16 Alaska 214 139 F. Supp. 724

139 F.Supp. 724

UNITED STATES of America, Plaintiff, v. Lawrence MEYERS, Sr., Defendant.

No. 1592-KB.

District Court, Alaska. First Division, Ketchikan.

April 14, 1956.

*216HODGE, District Judge.

Defendant, while a prisoner at the McNeil Island Penitentiary serving sentence in this cause, has filed on his own *217behalf in forma pauperis a motion to vacate such judgment and sentence or for correction of sentence under the provisions of Sec. 2255, Title 28 U.S.C.A., Act of June 25, 1948, as amended. There are no published decisions of the Alaska courts applying or interpreting this section (although such motions have been filed), and hence the motion presents some novel questions to this Court.

There appears to be no question but that this Act is applicable to the District Court for the District of Alaska, for the reason that the statute expressly gives such remedy to “a prisoner in custody under sentence of a court established by Act of Congress.” The purpose of the Act is to provide an expeditious remedy for correcting erroneous sentences without resort to habeas corpus, where injustice is done to the extent of depriving a petitioner of his constitutional rights. In effect it restates, clarifies and simplifies the procedure in the nature of the ancient writ of coram nobis.
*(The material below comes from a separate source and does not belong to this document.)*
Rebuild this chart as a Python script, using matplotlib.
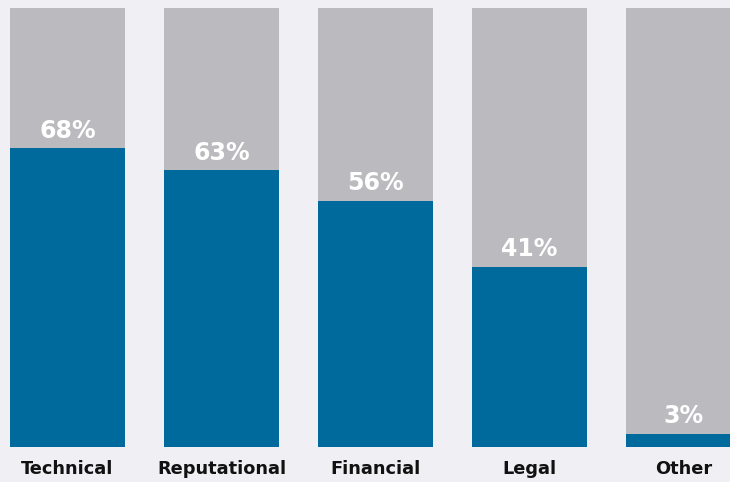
import matplotlib
matplotlib.use("Agg")
import matplotlib.pyplot as plt

categories = ["Technical", "Reputational", "Financial", "Legal", "Other"]
values = [68, 63, 56, 41, 3]
labels = ["68%", "63%", "56%", "41%", "3%"]

BG = "#f0eff4"
GRAY = "#bbbabe"
BLUE = "#016a9d"
FONT = ["DejaVu Sans"]

fig = plt.figure(figsize=(7.30, 4.82), dpi=100, facecolor=BG)
ax = fig.add_axes([0, 35 / 482, 1, 439 / 482])
ax.set_facecolor(BG)

x = list(range(len(categories)))
width = 115 / 154
ax.bar(x, [100] * len(x), width=width, color=GRAY)
ax.bar(x, values, width=width, color=BLUE)

for xi, v, lab in zip(x, values, labels):
    ax.text(xi, v + 1.3, lab, ha="center", va="bottom", color="white",
            fontsize=17, fontweight="bold", family=FONT)
    ax.text(xi, -3.0, categories[xi], ha="center", va="top",
            color="#111111", fontsize=12.8, fontweight="bold", family=FONT,
            clip_on=False)

ax.set_xlim(-67.5 / 154, (730 - 67.5) / 154)
ax.set_ylim(0, 100)
ax.axis("off")

fig.savefig("out.png", dpi=100, facecolor=BG)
Defendant was convicted by verdict of a jury upon nine counts charging contributing to the delinquency of a minor, and was sentenced on November 10, 1952, to one year and one day on each count, the sentences under Counts 1 to 6 to run concurrently and the sentences under Counts 7 to 9 to run consecutively, for a total of four years and four days. The first six counts charged the same offense of molesting a ten year old girl at various times and places. The last three counts charged the same offense at various times and places upon three other minor girls of the ages of twelve, eleven and nine years. No appeal was taken from the judgment, nor any motion for new trial made, although the defendant wrote at considerable length to Judge George W. Folta requesting “reconsideration” of the case and modification of the sentence, all of which letters were appropriately answered. Defendant concedes that at this late date it is doubtful if the errors complained of can be corrected, but nevertheless seeks correction of what he alleges to be an illegal sentence.

*218 Several of the points raised in defendant’s brief supporting his motion relate to claimed inadequacy of the testimony to support the verdict, the incompetency of certain testimony particularly with relation to the child under ten years of age under the provisions of Sec. 58-6-2, A.C. L.A. 1949, and the credibility of witnesses; also prejudicial joinder of nine counts in one indictment, which, like the question of incompetency of a witness, does not appear to have been raised at the trial. A motion under Sec. 2255 may not be used to review trial proceedings, as on appeal, but must show that the judgment is subject to collateral attack for invalidity. Hence these questions cannot be raised by motion to vacate sentence under this statute. Birtch v. United States, 4 Cir., 173 F.2d 316; Taylor v. United States, 4 Cir., 177 F.2d 194; Dennis v. United States, 4 Cir., 177 F.2d 195; Pulliam v. United States, 10 Cir., 178 F.2d 777; United States v. Bowen, D.C., 94 F. Supp. 1006.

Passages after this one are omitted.